Significantly — every additional 10% of down payment reduces the financed amount by 10%, which proportionally reduces the EMI. For a Rs. 4,000,000 car, moving from 20% down payment (Rs. 800,000 down, financing Rs. 3,200,000) to 40% down payment (Rs. 1,600,000 down, financing Rs. 2,400,000) drops the monthly EMI from roughly Rs. 83,000 to Rs. 62,000 at 19% over 5 years. Total interest paid drops correspondingly from Rs. 1,808,000 to Rs. 1,326,000 — a Rs. 482,000 saving on top of the Rs. 800,000 cash you didn't need to borrow. Banks usually require minimum 20–30% down payment for new cars; voluntarily paying more (50–70%) dramatically reduces both monthly burden and total interest cost. For buyers with available cash, larger down payment is one of the strongest financial decisions in car purchasing.
Who pays for car insurance during the loan period, and what type is required?

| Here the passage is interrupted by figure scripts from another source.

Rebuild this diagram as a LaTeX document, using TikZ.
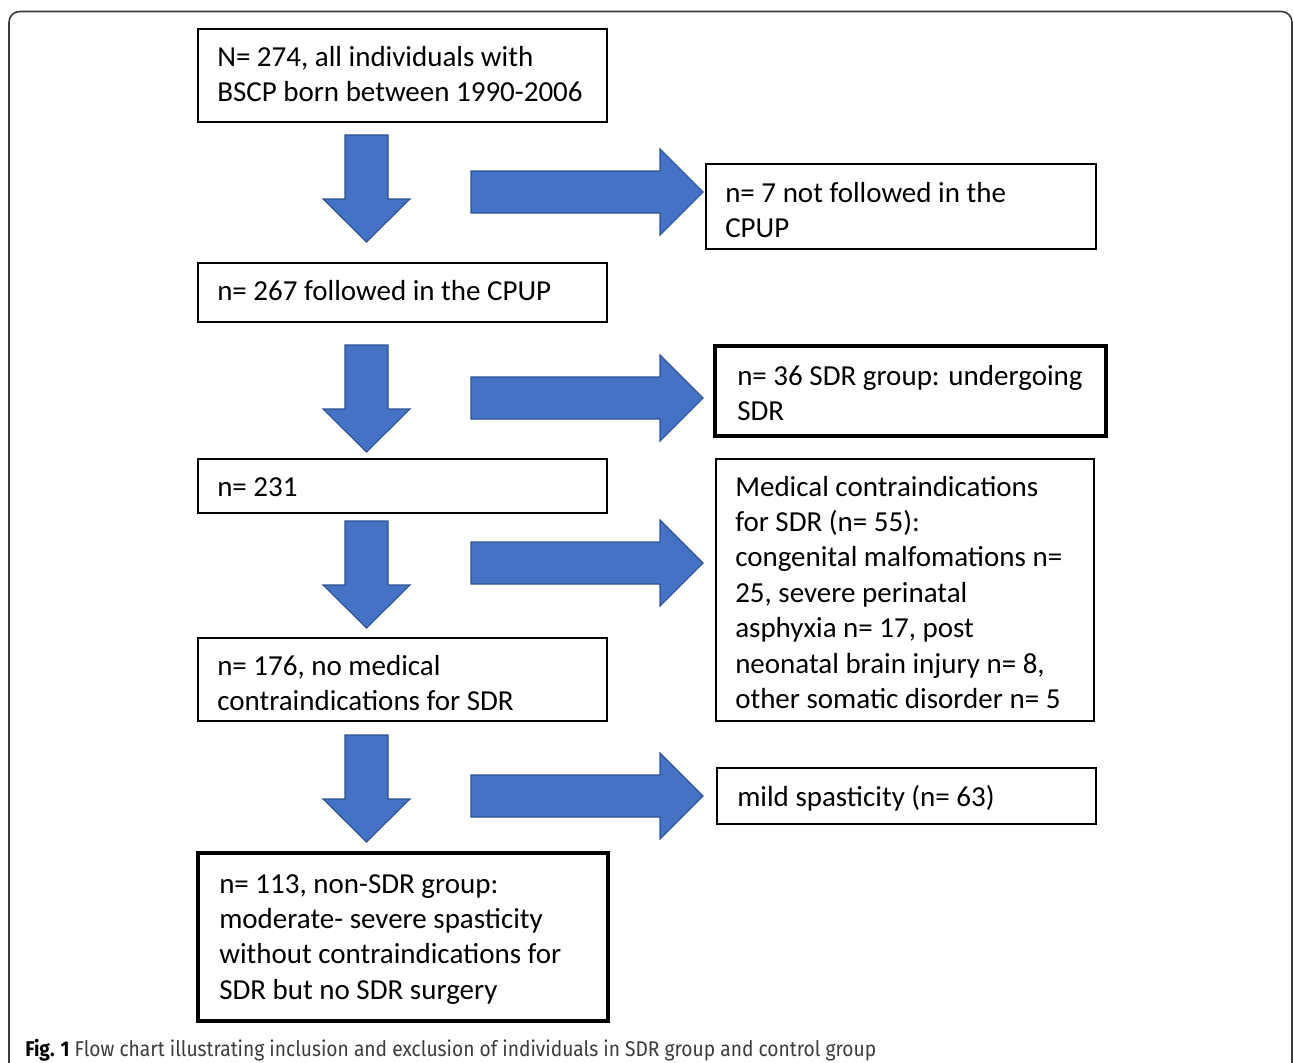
\documentclass[tikz,border=0pt]{standalone}
\usepackage{fontspec}
\setmainfont{Carlito}
\newfontfamily\capfont[FakeStretch=0.9]{Fira Sans}
\usetikzlibrary{fit}
\definecolor{arrowblue}{HTML}{4472C4}
\definecolor{arrowedge}{HTML}{2F528F}
\definecolor{framegray}{HTML}{3A3A3A}
\definecolor{captext}{HTML}{3C3C3C}
\begin{document}
\begin{tikzpicture}[x=0.75pt,y=-0.75pt,
  box/.style={draw=black, line width=1.1pt, inner sep=0pt},
  thickbox/.style={box, line width=3pt},
  txt/.style={anchor=base west, align=left, inner sep=0pt, font=\fontsize{21.75}{26.6}\selectfont},
  blockarrow/.style={fill=arrowblue, draw=arrowedge, line width=0.8pt, line join=miter},
  downarr/.pic={\path[blockarrow] (-21.5,0) -- (21.5,0) -- (21.5,64) -- (43.5,64) -- (0,107) -- (-43.5,64) -- (-21.5,64) -- cycle;},
  rightarr/.pic={\path[blockarrow] (0,-21) -- (189,-21) -- (189,-43) -- (232,0) -- (189,43) -- (189,21) -- (0,21) -- cycle;}
]
\useasboundingbox (0,0) rectangle (1293,1063);
\clip (0,0) rectangle (1293,1063);
\fill[white] (0,0) rectangle (1293,1063);
% outer frame
\draw[framegray, line width=1.2pt, rounded corners=8pt] (9,11.5) rectangle (1292,1100);

% boxes (text anchored at the baseline of its last line)
\node[box, fit={(198,29) (607,122)}] (b1) {};
\node[txt] (t1) at (217,101.5) {N= 274, all individuals with\\BSCP born between 1990-2006};

\node[box, fit={(706,164) (1096,249)}] (b2) {};
\node[txt] (t2) at (725,237.5) {n= 7 not followed in the\\CPUP};

\node[box, fit={(198,263) (607,322)}] (b3) {};
\node[txt] (t3) at (217,300) {n= 267 followed in the CPUP};

\node[thickbox, fit={(715,346) (1106,436)}] (b4) {};
\node[txt] (t4) at (737,420.5) {n= 36 SDR group: undergoing\\SDR};

\node[box, fit={(198,459) (607,513)}] (b5) {};
\node[txt] (t5) at (217,496) {n= 231};

\node[box, fit={(716,459) (1094,721)}] (b6) {};
\node[txt] (t6) at (735,708.8) {Medical contraindications\\for SDR (n= 55):\\congenital malfomations n=\\25, severe perinatal\\asphyxia n= 17, post\\neonatal brain injury n= 8,\\other somatic disorder n= 5};

\node[box, fit={(198,638) (607,721)}] (b7) {};
\node[txt] (t7) at (217,710.5) {n= 176, no medical\\contraindications for SDR};

\node[box, fit={(717,768) (1096,824)}] (b8) {};
\node[txt] (t8) at (737,806) {mild spasticity (n= 63)};

\node[thickbox, fit={(198,853) (608,1021)}] (b9) {};
\node[txt] (t9) at (219,999.4) {n= 113, non-SDR group:\\moderate- severe spasticity\\without contraindications for\\SDR but no SDR surgery};

% block arrows
\pic (d1) at (366.5,135) {downarr};
\pic (d2) at (366.5,345) {downarr};
\pic (d3) at (366.5,521) {downarr};
\pic (d4) at (366.5,735) {downarr};
\pic (r1) at (471,192) {rightarr};
\pic (r2) at (471,398) {rightarr};
\pic (r3) at (471,563) {rightarr};
\pic (r4) at (471,796) {rightarr};

% caption
\node[anchor=base west, inner sep=0pt, font=\capfont\fontsize{16}{18}\selectfont, text=captext] (cap) at (25,1056)
  {{\color{black}\bfseries Fig. 1} Flow chart illustrating inclusion and exclusion of individuals in SDR group and control group};
\end{tikzpicture}
\end{document}
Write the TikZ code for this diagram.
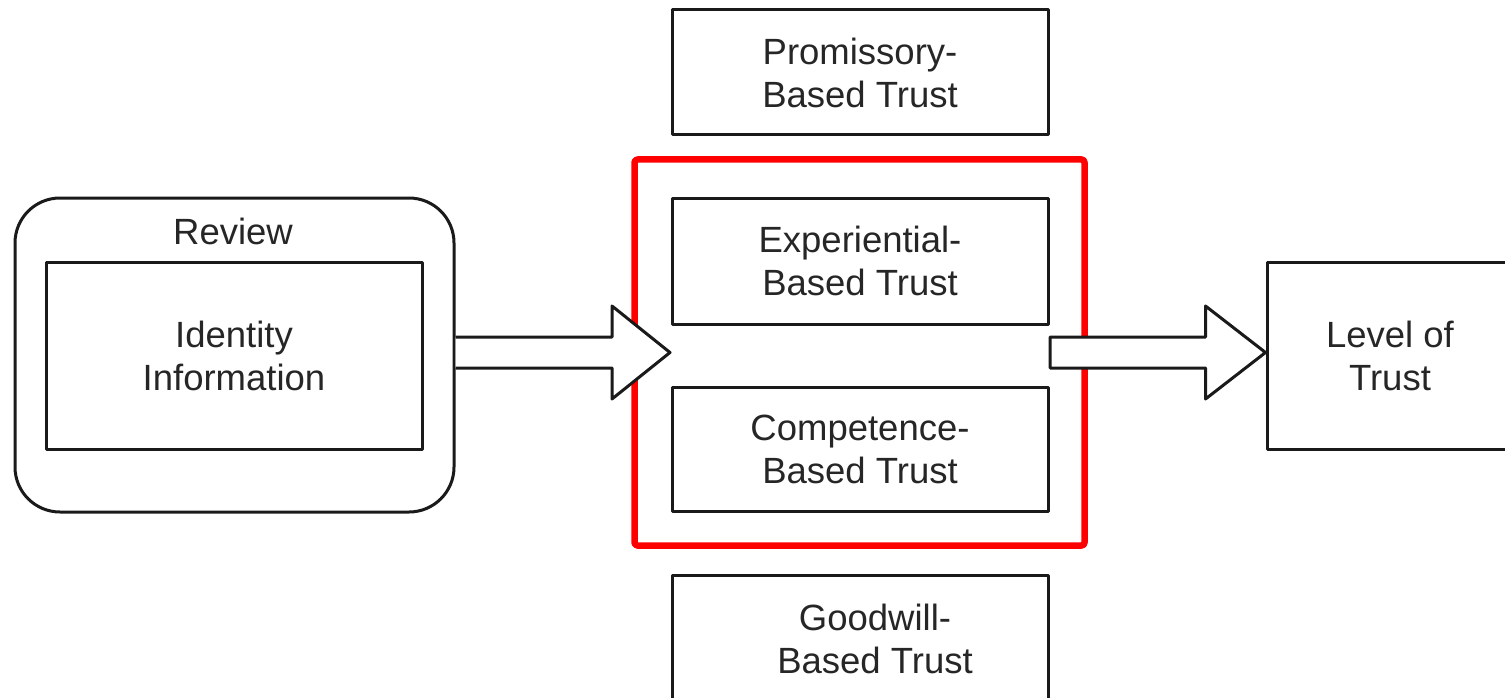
\documentclass[tikz,border=0pt]{standalone}
\usepackage{fontspec}
\setmainfont{Liberation Sans}
\usetikzlibrary{calc}
\definecolor{linec}{HTML}{1A1A1A}
\definecolor{textc}{HTML}{262626}
\definecolor{framered}{HTML}{FF0000}
\begin{document}
\begin{tikzpicture}[x=1pt,y=-1pt,line join=round,
  box/.style={draw=linec,line width=3pt,rectangle,inner sep=0pt},
  lbl/.style={text=textc,font=\fontsize{36.5}{43}\selectfont,align=center},
  blockarrow/.style={draw=linec,line width=3pt,fill=white,line join=round}]
\useasboundingbox (0,0) rectangle (1505,698);
\clip (0,0) rectangle (1505,698);
% grouping frame
\node[draw=framered,line width=6.5pt,rounded corners=3pt,minimum width=450pt,minimum height=386pt,inner sep=0pt] (group) at (859.5,352.5) {};
% review container
\node[box,rounded corners=45pt,minimum width=439pt,minimum height=314pt] (review) at (234.5,355) {};
\node[lbl] (reviewlbl) at (233,231) {Review};
\node[box,lbl,minimum width=376pt,minimum height=187pt] (ident) at (234,355.5) {Identity\\Information};
% trust types
\node[box,lbl,minimum width=376pt,minimum height=125pt] (prom) at (860,72.5) {Promissory-\\Based Trust};
\node[box,lbl,minimum width=376pt,minimum height=126pt] (exp) at (860,261) {Experiential-\\Based Trust};
\node[box,lbl,minimum width=376pt,minimum height=124pt] (comp) at (860,449) {Competence-\\Based Trust};
\node[box,minimum width=376pt,minimum height=190pt] (good) at (860,670) {};
\node[lbl] (goodlbl) at (875,639) {Goodwill-\\Based Trust};
% level of trust
\node[box,minimum width=300pt,minimum height=187pt] (level) at (1417,355.5) {};
\node[lbl] (levellbl) at (1390,356) {Level of\\Trust};
% arrows
\coordinate (a1s) at (review.east |- 0,352.5);
\coordinate (a1t) at (670,352.5);
\coordinate (a2s) at (1050,352.5);
\coordinate (a2t) at (level.west |- 0,352.5);
\draw[blockarrow] ($(a1s)+(0,-15.5)$) -- ($(a1t)+(-58,-15.5)$) -- ($(a1t)+(-58,-46.5)$) -- (a1t) -- ($(a1t)+(-58,46.5)$) -- ($(a1t)+(-58,15.5)$) -- ($(a1s)+(0,15.5)$);
\draw[blockarrow] ($(a2s)+(0,-15.5)$) -- ($(a2t)+(-60,-15.5)$) -- ($(a2t)+(-60,-46.5)$) -- (a2t) -- ($(a2t)+(-60,46.5)$) -- ($(a2t)+(-60,15.5)$) -- ($(a2s)+(0,15.5)$) -- cycle;
\end{tikzpicture}
\end{document}
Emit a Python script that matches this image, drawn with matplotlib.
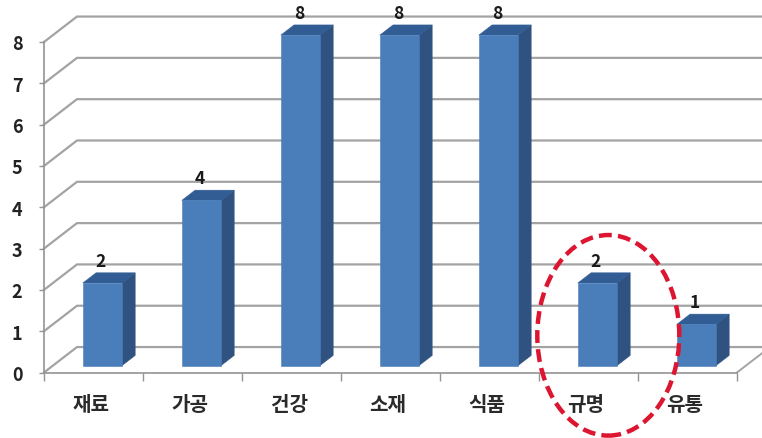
import matplotlib
matplotlib.use("Agg")
import matplotlib.pyplot as plt
from matplotlib.patches import Polygon, Ellipse

plt.rcParams['font.family'] = ['Noto Sans CJK KR', 'DejaVu Sans']

categories = ['재료', '가공', '건강', '소재', '식품', '규명', '유통']
counts = [2, 4, 8, 8, 8, 2, 1]
y_ticks = list(range(9))

W, H = 762, 439
X0, X1, Y0, Y8 = 44, 737, 373.5, 43

fig = plt.figure(figsize=(W / 100, H / 100), dpi=100, facecolor='white')
ax = fig.add_axes([X0 / W, 1 - Y0 / H, (X1 - X0) / W, (Y0 - Y8) / H])
ax.set_xlim(0, len(categories))
ax.set_ylim(0, 8)
ax.patch.set_visible(False)

# Oblique projection: a full step into the chart shifts right and up by these
# amounts, given in axis units.
DEPTH_X = 33 / 99
DEPTH_Y = 25.5 / 41.4


def project(x, y, depth):
    return x + depth * DEPTH_X, y + depth * DEPTH_Y


GRID = '#a3a3a3'
for v in y_ticks:
    pts = [project(0, v, 0), project(0, v, 1), project(len(categories) + 1, v, 1)]
    ax.plot(*zip(*pts), color=GRID, lw=1.6, clip_on=False, zorder=1, solid_joinstyle='miter')
# Floor edge on the right
edge = [project(len(categories), 0, 0), project(len(categories), 0, 1)]
ax.plot(*zip(*edge), color=GRID, lw=1.4, clip_on=False, zorder=1)

BAR_W = 0.395
D_FRONT, D_BACK = 0.27, 0.67
FRONT, SIDE, TOP = '#4a7ebb', '#2f5280', '#325d94'
for i, val in enumerate(counts):
    left = i + 0.5 - BAR_W / 2
    right = i + 0.5 + BAR_W / 2
    base = D_FRONT
    front = [project(left, 0, base), project(right, 0, base),
             project(right, val, base), project(left, val, base)]
    side = [project(right, 0, base), project(right, 0, D_BACK),
            project(right, val, D_BACK), project(right, val, base)]
    top = [project(left, val, base), project(right, val, base),
           project(right, val, D_BACK), project(left, val, D_BACK)]
    for poly, col in ((side, SIDE), (top, TOP), (front, FRONT)):
        ax.add_patch(Polygon(poly, closed=True, facecolor=col, edgecolor=col,
                             lw=0.4, clip_on=False, zorder=3))
    # Value label sits above the bar, centred on its front face
    lx, _ = project(i + 0.5, val, 0.22)
    _, ly = project(i + 0.5, val, 0.62)
    ax.annotate(str(val), (lx, ly), xytext=(0, 3), textcoords='offset points',
                ha='center', va='bottom', fontsize=12.5, fontweight='bold',
                color='#1a1a1a', annotation_clip=False, zorder=4)

ax.spines[['top', 'right']].set_visible(False)
ax.spines[['left', 'bottom']].set_color('#949494')
ax.spines[['left', 'bottom']].set_linewidth(1.2)

ax.set_yticks(y_ticks)
ax.set_yticklabels([str(v) for v in y_ticks], fontsize=13, fontweight='bold', color='#222222')
ax.tick_params(axis='y', length=3.5, width=1, color='#949494', pad=12)

ax.set_xticks(range(len(categories) + 1))
ax.set_xticklabels([])
ax.tick_params(axis='x', which='major', length=6, width=1, color='#949494')
ax.set_xticks([i + 0.475 for i in range(len(categories))], minor=True)
ax.set_xticklabels(categories, minor=True, fontsize=14.5, fontweight='bold', color='#2a2a2a')
ax.tick_params(axis='x', which='minor', length=0, pad=15)

# Dashed ring around the sixth category
ax.add_patch(Ellipse((5.7, 0.9), 142 / 99, 201 / 41.4, fill=False, edgecolor='#dc1530',
                     lw=3.2, linestyle=(0, (2.9, 1.4)), clip_on=False, zorder=5))

fig.savefig('out.png', dpi=100)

The borrower pays the insurance premium throughout the loan period, but the insurance policy must be a comprehensive policy (not third-party only) with the bank named as the loss payee. Comprehensive insurance covers damage to the car (your collateral) from accidents, theft, fire, natural disasters — which protects the bank's collateral as much as your investment. The premium is typically 2–4% of car value annually for new cars; older cars usually have slightly higher rates. Some banks bundle the insurance into the loan amount (you pay it monthly as part of EMI); others require annual payment direct to the insurance company. For a 5-year car loan, total insurance cost typically runs Rs. 200,000–600,000 depending on car value — a meaningful cost-of-ownership component that the loan EMI alone doesn't capture.
When does refinancing a car loan make financial sense, and when does it not?
Refinancing makes sense when three conditions align. First, current market interest rates have dropped at least 2–3 percentage points below your original loan rate. Second, you have at least 24–30 months remaining on the original loan (refinancing in the final year captures too little savings to justify the costs). Third, you can secure refinancing without significant processing fees and prepayment penalties on the original loan. When all three align, refinancing can save Rs. 100,000–500,000 on a typical car loan. Refinancing doesn't make sense when: market rates have only dropped 1% or less; the original loan has high prepayment penalties (often 2–3% of remaining principal); fewer than 18 months remain on the original loan; or the new bank requires fresh insurance, processing fees, and documentation that erode the interest-rate savings. Always calculate net savings (interest reduction minus all transition costs) before committing.